Tensile behavior of reinforced UHPC: Effects of autogenous shrinkage and model of tensile capacity via deep learning-based symbolic regression

The tensile capacity of reinforced ultra-high performance concrete (R-UHPC) consists of two components: the tensile resistance of steel rebar and the contribution of UHPC. Although previous experimental studies have elucidated the total tensile capacity of R-UHPC, the individual contributions of UHPC and steel rebar remain unclear. Moreover, there is limited research on the influence of autogenous shrinkage on the tensile performance of R-UHPC. Therefore, this study aims to establish a model that accurately quantifies the contributions of both components and investigates the effect of autogenous shrinkage on the tensile behavior of R-UHPC. Direct tensile tests were conducted on both reinforced conventional UHPC (R-CUHPC) and reinforced low-shrinkage UHPC (R-LUHPC) specimens (with the addition of expansive agent and shrinkage-reducing agent) at reinforcement ratios of 1.7 %, 3.0 %, and 6.8 %, respectively.

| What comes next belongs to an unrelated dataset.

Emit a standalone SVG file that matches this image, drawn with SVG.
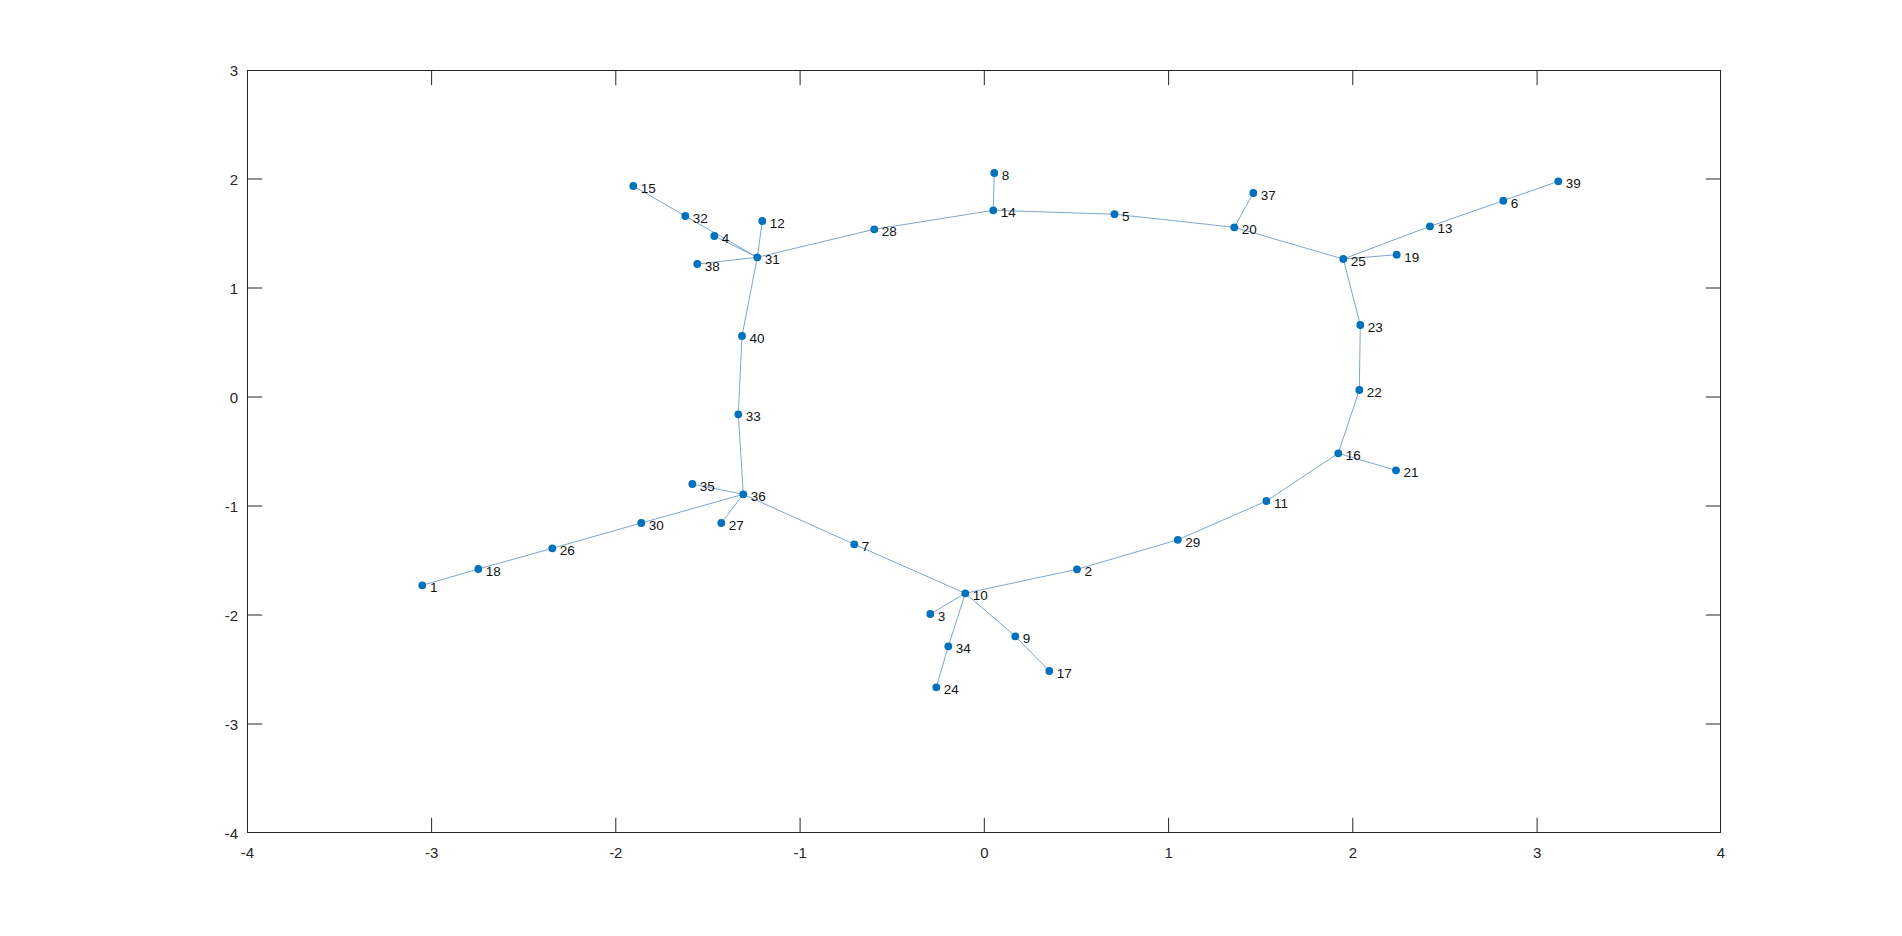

The results indicated that, as the reinforcement ratio increased, the first-cracking strength of R-LUHPC specimens exhibited slight fluctuations, whereas it notably decreased in R-CUHPC specimens. Additionally, autogenous shrinkage had minimal impact on the tensile capacity of R-LUHPC specimens. To tackle the challenge of quantifying the individual contributions of UHPC and steel rebar from experimental data, a deep learning-based symbolic regression method was introduced. As a result, a highly accurate model was developed to calculate the tensile capacity of R-UHPC components, incorporating 1.157 times the steel rebar's yield strength and 0.669 times the UHPC's ultimate tensile strength. Furthermore, this model reflects the load-bearing mechanism in which the steel rebar enters strain-hardening, while the contribution of UHPC does not reach its ultimate tensile strength due to the pull-out of partial steel fibers.